While the implications of this “missionary orientologist” worldview would seem to be evident, the reality proved to be more complicated. Many of those involved in anti-Islam and anti-Buddhist studies at the Kazan Theological Academy naturally held a strong antipathy to the objects of their scholarship. However, such hostility was by no means inevitable. As the earlier writings of its most prominent orientologist, Nikolai Il’minskii, suggest, even devout Christians could study a rival faith with relative detachment. Il’minskii’s opinions about Islam hardened in his later years, but it is perhaps no coincidence that this enmity only developed when he had largely abandoned the ivory tower for practical missionary work.

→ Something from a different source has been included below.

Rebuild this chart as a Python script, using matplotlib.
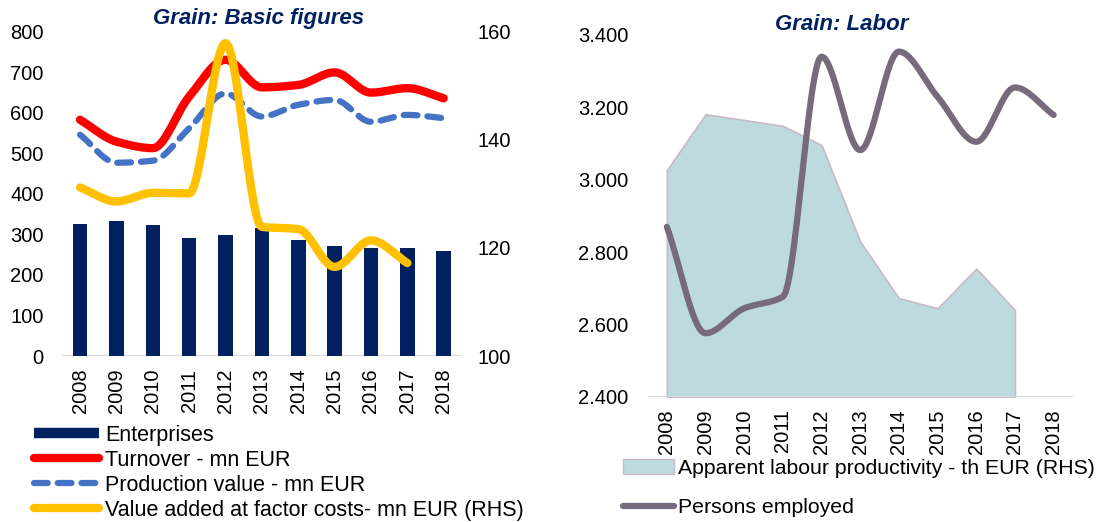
import numpy as np
import matplotlib
matplotlib.use("Agg")
import matplotlib.pyplot as plt
from matplotlib.patches import Patch
from matplotlib.lines import Line2D

plt.rcParams['font.family'] = ['Liberation Sans', 'DejaVu Sans']
plt.rcParams['font.size'] = 14.5

years = [2008, 2009, 2010, 2011, 2012, 2013, 2014, 2015, 2016, 2017, 2018]

# basic figures
enterprises = [326, 333, 323, 292, 298, 316, 287, 272, 267, 267, 259]
turnover = [583, 529, 513, 640, 731, 663, 669, 700, 650, 661, 636]
production = [546, 477, 482, 562, 648, 591, 620, 632, 578, 595, 587]
value_added = [131.2, 128.6, 130.2, 130.1, 157.9, 123.9, 123.5, 116.5, 121.4, 117.2]  # RHS, no 2018

# labour
persons = [2870, 2576, 2645, 2677, 3340, 3082, 3354, 3229, 3105, 3255, 3179]
productivity = [3027, 3181, 3165, 3149, 3096, 2829, 2673, 2645, 2755, 2640]  # RHS, no 2018

NAVY = '#002060'
RED = '#FF0000'
BLUE = '#4472C4'
GOLD = '#FFC000'
MAUVE = '#776A7D'
TEAL = '#BDDADF'


def smooth(x, y, n=30):
    # monotone cubic (Fritsch-Carlson) curve through the points
    x = np.asarray(x, float)
    y = np.asarray(y, float)
    h = np.diff(x)
    d = np.diff(y) / h
    m = np.zeros_like(y)
    m[0], m[-1] = d[0], d[-1]
    for i in range(1, len(y) - 1):
        if d[i - 1] * d[i] > 0:
            w1 = 2 * h[i] + h[i - 1]
            w2 = h[i] + 2 * h[i - 1]
            m[i] = (w1 + w2) / (w1 / d[i - 1] + w2 / d[i])
    xs, ys = [], []
    t = np.linspace(0, 1, n, endpoint=False)
    for i in range(len(h)):
        h00 = 2 * t ** 3 - 3 * t ** 2 + 1
        h10 = t ** 3 - 2 * t ** 2 + t
        h01 = -2 * t ** 3 + 3 * t ** 2
        h11 = t ** 3 - t ** 2
        xs.extend(x[i] + t * h[i])
        ys.extend(h00 * y[i] + h10 * h[i] * m[i] + h01 * y[i + 1] + h11 * h[i] * m[i + 1])
    xs.append(x[-1])
    ys.append(y[-1])
    return np.array(xs), np.array(ys)


def clean(ax):
    for s in ax.spines.values():
        s.set_visible(False)
    ax.tick_params(length=0)


fig = plt.figure(figsize=(11.05, 5.22), dpi=100)

# ---- left chart: basic figures ----
ax = fig.add_axes([0.056, 0.318, 0.362, 0.621])
x = np.arange(len(years))
ax.bar(x, enterprises, width=0.4, color=NAVY, zorder=2)
sx, sy = smooth(x, turnover)
ax.plot(sx, sy, color=RED, lw=6, solid_capstyle='round', zorder=3)
sx, sy = smooth(x, production)
ax.plot(sx, sy, color=BLUE, lw=4.5, dashes=(2.2, 1.6), dash_capstyle='round', zorder=3)
ax.set_ylim(0, 800)
ax.set_yticks(range(0, 801, 100))
ax.set_xlim(-0.5, len(years) - 0.5)
ax.set_xticks(x)
ax.set_xticklabels(years, rotation=90)
clean(ax)
ax.tick_params(axis='y', pad=13)
ax.tick_params(axis='x', pad=9)
ax.axhline(0, color='#D9D9D9', lw=1.5, zorder=1)

ax2 = ax.twinx()
sx, sy = smooth(x[:len(value_added)], value_added)
ax2.plot(sx, sy, color=GOLD, lw=6, solid_capstyle='round', zorder=4)
ax2.set_ylim(100, 160)
ax2.set_yticks([100, 120, 140, 160])
clean(ax2)
ax2.tick_params(axis='y', pad=11)

fig.text(0.234, 0.965, 'Grain: Basic figures', color=NAVY, fontsize=16,
         fontweight='bold', fontstyle='italic', ha='center', va='center')

h_left = [
    Line2D([], [], color=NAVY, lw=7.5, solid_capstyle='butt'),
    Line2D([], [], color=RED, lw=6, solid_capstyle='round'),
    Line2D([], [], color=BLUE, lw=4.5, dashes=(2.2, 1.6), dash_capstyle='round'),
    Line2D([], [], color=GOLD, lw=6, solid_capstyle='round'),
]
fig.legend(h_left, ['Enterprises', 'Turnover - mn EUR', 'Production value - mn EUR',
                    'Value added at factor costs- mn EUR (RHS)'],
           loc='upper left', bbox_to_anchor=(0.021, 0.207), frameon=False,
           handlelength=3.0, handletextpad=0.3, labelspacing=0.19, borderpad=0,
           fontsize=15.5)

# ---- right chart: labour ----
bx = fig.add_axes([0.586, 0.2395, 0.385, 0.6935])
bx2 = bx.twinx()
xp = np.arange(len(productivity))
bx2.fill_between(xp, productivity, 2400, color=TEAL, edgecolor='#C9B9C9', lw=1.2)
bx2.set_ylim(2400, 3400)
bx2.set_yticks([])
clean(bx2)

sx, sy = smooth(x, persons)
bx.plot(sx, sy, color=MAUVE, lw=4.5, solid_capstyle='round', zorder=3)
bx.set_ylim(2400, 3400)
bx.set_yticks(range(2400, 3401, 200))
bx.set_yticklabels([f'{v:,}'.replace(',', '.') for v in range(2400, 3401, 200)])
bx.set_xlim(-0.5, len(years) - 0.5)
bx.set_xticks(x)
bx.set_xticklabels(years, rotation=90)
clean(bx)
bx.tick_params(axis='y', pad=14)
bx.tick_params(axis='x', pad=9)
bx.set_zorder(bx2.get_zorder() + 1)
bx.patch.set_visible(False)
bx.axhline(2400, color='#D9D9D9', lw=1.5, zorder=1)

fig.text(0.762, 0.953, 'Grain: Labor', color=NAVY, fontsize=16,
         fontweight='bold', fontstyle='italic', ha='center', va='center')

h_right = [
    Patch(facecolor=TEAL, edgecolor='#C9B9C9'),
    Line2D([], [], color=MAUVE, lw=4.5, solid_capstyle='round'),
]
fig.legend(h_right, ['Apparent labour productivity - th EUR (RHS)', 'Persons employed'],
           loc='upper left', bbox_to_anchor=(0.554, 0.141), frameon=False,
           handlelength=2.4, handletextpad=0.2, labelspacing=0.95, borderpad=0,
           fontsize=15.3)

fig.savefig('out.png', dpi=100)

If anything, Russia’s best-known missionary orientologist, Father Hyacinth, was perhaps too sympathetic to those he studied. To be sure, he was hardly a faithful member of the church. Often described as “a freethinker in cassock,” he had remained a monk against his will by order of the tsar, and his perspective was distinctly secular. Despite having been praised by subsequent generations of church leaders, his clerical contemporaries hardly encouraged his academic pursuits.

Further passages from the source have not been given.